**PROBLEM**
Copy the lines of the data below exactly, starting at the first and stopping after the line that contains "import plotly.graph_objects as go"; include no pictures.

**DATASET SECTION**
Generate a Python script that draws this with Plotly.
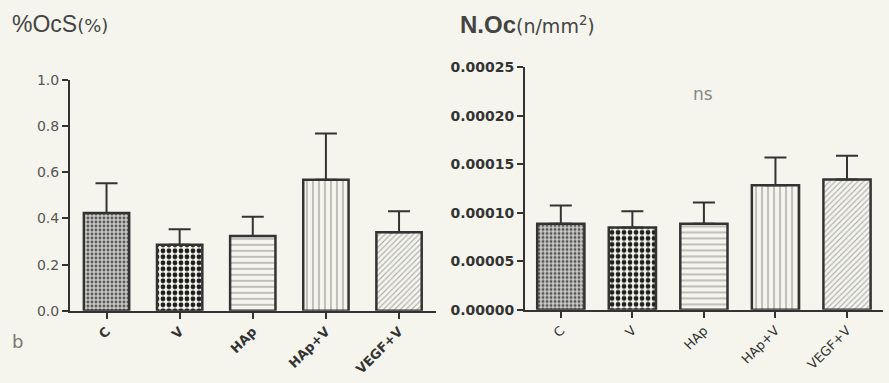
import plotly.graph_objects as go

categories = ["C", "V", "HAp", "HAp+V", "VEGF+V"]
ocs_mean = [0.423, 0.286, 0.324, 0.568, 0.340]
ocs_err = [0.129, 0.067, 0.083, 0.200, 0.091]
noc_mean = [0.0000889, 0.0000850, 0.0000889, 0.0001285, 0.0001344]
noc_err = [0.0000188, 0.0000168, 0.0000218, 0.0000286, 0.0000246]
left_ticks = [0.0, 0.2, 0.4, 0.6, 0.8, 1.0]
left_ticktext = ["0.0", "0.2", "0.4", "0.6", "0.8", "1.0"]
right_ticks = [0, 0.00005, 0.0001, 0.00015, 0.0002, 0.00025]
right_ticktext = ["0.00000", "0.00005", "0.00010", "0.00015", "0.00020", "0.00025"]

BG = "#f5f5ee"
INK = "#333333"

patterns = [
    dict(shape=".", size=4, solidity=0.45, fgcolor="#555555", bgcolor="#cfcfca", fillmode="replace"),
    dict(shape=".", size=6, solidity=0.5, fgcolor="#1e1e1e", bgcolor=BG, fillmode="replace"),
    dict(shape="-", size=6, solidity=0.2, fgcolor="#9a9a9a", bgcolor=BG, fillmode="replace"),
    dict(shape="|", size=6, solidity=0.2, fgcolor="#9a9a9a", bgcolor=BG, fillmode="replace"),
    dict(shape="/", size=4, solidity=0.25, fgcolor="#a5a5a5", bgcolor=BG, fillmode="replace"),
]

fig = go.Figure()

for i, cat in enumerate(categories):
    fig.add_trace(go.Bar(
        x=[cat], y=[ocs_mean[i]], xaxis="x", yaxis="y",
        width=0.62,
        marker=dict(color=BG, pattern=patterns[i], line=dict(color=INK, width=2.5)),
        error_y=dict(type="data", array=[ocs_err[i]], arrayminus=[0], color=INK, thickness=2, width=11),
        showlegend=False, hoverinfo="skip",
    ))
    fig.add_trace(go.Bar(
        x=[cat], y=[noc_mean[i]], xaxis="x2", yaxis="y2",
        width=0.66,
        marker=dict(color=BG, pattern=patterns[i], line=dict(color=INK, width=2.5)),
        error_y=dict(type="data", array=[noc_err[i]], arrayminus=[0], color=INK, thickness=2, width=11),
        showlegend=False, hoverinfo="skip",
    ))

axis_common = dict(showgrid=False, zeroline=False, showline=True, linecolor=INK, linewidth=2,
                   ticks="outside", tickcolor=INK, tickwidth=2, ticklen=6)

fig.update_layout(
    width=889, height=383,
    margin=dict(l=0, r=0, t=0, b=0),
    paper_bgcolor=BG, plot_bgcolor=BG,
    barmode="overlay",
    xaxis=dict(domain=[0.0787, 0.490], anchor="y", range=[-0.5, 4.5],
               tickangle=-45, tickvals=categories, ticktext=["<b>%s</b>" % c for c in categories],
               tickfont=dict(family="DejaVu Sans", size=13, color=INK),
               **axis_common),
    yaxis=dict(domain=[0.1749, 0.8042], anchor="x", range=[0, 1.0],
               tickvals=left_ticks, ticktext=left_ticktext,
               tickfont=dict(family="DejaVu Sans", size=14, color="#555555"),
               **axis_common),
    xaxis2=dict(domain=[0.5906, 0.9930], anchor="y2", range=[-0.5, 4.5],
                tickangle=-45, tickvals=categories, ticktext=categories,
                tickfont=dict(family="DejaVu Sans", size=13, color=INK),
                **axis_common),
    yaxis2=dict(domain=[0.1775, 0.8381], anchor="x2", range=[0, 0.00025],
                tickvals=right_ticks, ticktext=["<b>%s</b>" % t for t in right_ticktext],
                tickfont=dict(family="DejaVu Sans", size=14, color=INK),
                **axis_common),
    annotations=[
        dict(text="%OcS<span style='font-size:18px;font-family:DejaVu Sans'>(%)</span>", x=10 / 889, y=1 - 17 / 383,
             xref="paper", yref="paper", xanchor="left", yanchor="middle", showarrow=False,
             font=dict(family="Liberation Sans, Arial", size=23, color="#444444")),
        dict(text="<b>N.Oc</b><span style='font-size:19px;font-family:DejaVu Sans'>(n/mm<sup>2</sup>)</span>", x=458 / 889, y=1 - 17 / 383,
             xref="paper", yref="paper", xanchor="left", yanchor="middle", showarrow=False,
             font=dict(family="Liberation Sans, Arial", size=24, color="#444444")),
        dict(text="ns", x=703 / 889, y=1 - 90 / 383, xref="paper", yref="paper",
             xanchor="center", yanchor="middle", showarrow=False,
             font=dict(family="DejaVu Sans", size=17, color="#888888")),
        dict(text="b", x=10 / 889, y=1 - 348 / 383, xref="paper", yref="paper",
             xanchor="left", yanchor="middle", showarrow=False,
             font=dict(family="DejaVu Sans", size=18, color="#777777")),
    ],
)

fig.write_html("out.html")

**RESULT**
Generate a Python script that draws this with Plotly.
import plotly.graph_objects as go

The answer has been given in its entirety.